PROBLEM REQUIREMENTS:
Take every line from the first down to the line with "import plotly.graph_objects as go" and set it down exactly, without the pictures.

════════════════

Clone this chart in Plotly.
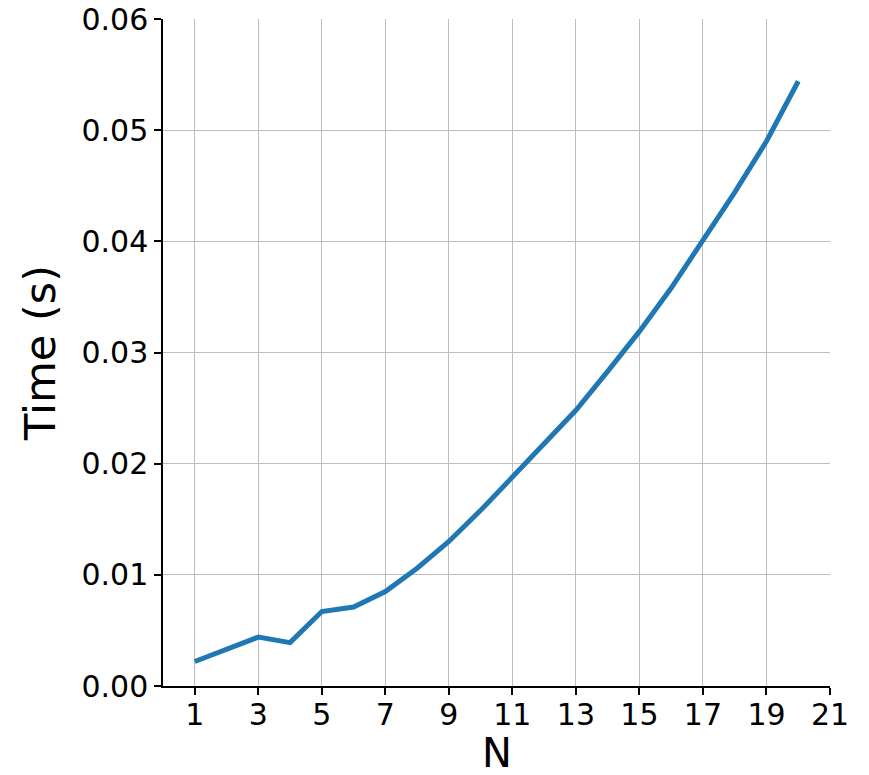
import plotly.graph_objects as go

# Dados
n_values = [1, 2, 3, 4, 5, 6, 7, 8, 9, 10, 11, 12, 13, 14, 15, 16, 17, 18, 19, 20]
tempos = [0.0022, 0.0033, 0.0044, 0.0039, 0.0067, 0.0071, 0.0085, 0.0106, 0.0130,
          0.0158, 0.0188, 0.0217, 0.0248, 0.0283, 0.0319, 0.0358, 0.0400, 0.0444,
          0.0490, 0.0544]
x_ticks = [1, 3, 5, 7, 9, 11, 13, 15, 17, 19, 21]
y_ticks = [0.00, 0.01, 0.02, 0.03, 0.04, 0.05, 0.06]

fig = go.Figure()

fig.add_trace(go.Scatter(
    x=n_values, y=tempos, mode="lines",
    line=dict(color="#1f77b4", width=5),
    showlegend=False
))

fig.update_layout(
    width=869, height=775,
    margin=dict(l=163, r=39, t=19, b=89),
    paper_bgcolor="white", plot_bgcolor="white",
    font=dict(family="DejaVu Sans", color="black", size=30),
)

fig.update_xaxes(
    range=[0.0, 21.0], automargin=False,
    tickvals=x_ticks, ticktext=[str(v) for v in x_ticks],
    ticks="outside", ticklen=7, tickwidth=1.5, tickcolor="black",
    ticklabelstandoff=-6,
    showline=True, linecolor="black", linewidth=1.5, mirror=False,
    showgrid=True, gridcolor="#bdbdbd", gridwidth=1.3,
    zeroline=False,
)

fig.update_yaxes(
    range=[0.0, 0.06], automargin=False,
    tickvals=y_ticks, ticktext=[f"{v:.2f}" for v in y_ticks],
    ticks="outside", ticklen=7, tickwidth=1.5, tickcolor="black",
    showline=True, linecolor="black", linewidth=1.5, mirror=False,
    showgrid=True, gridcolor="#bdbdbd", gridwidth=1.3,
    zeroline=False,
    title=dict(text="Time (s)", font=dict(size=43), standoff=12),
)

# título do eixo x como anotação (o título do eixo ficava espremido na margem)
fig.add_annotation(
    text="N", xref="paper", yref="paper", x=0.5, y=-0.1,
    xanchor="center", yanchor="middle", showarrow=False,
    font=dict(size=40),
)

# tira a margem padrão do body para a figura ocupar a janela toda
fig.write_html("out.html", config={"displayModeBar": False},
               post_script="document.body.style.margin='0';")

════════════════

TASK ANSWER:
Clone this chart in Plotly.
import plotly.graph_objects as go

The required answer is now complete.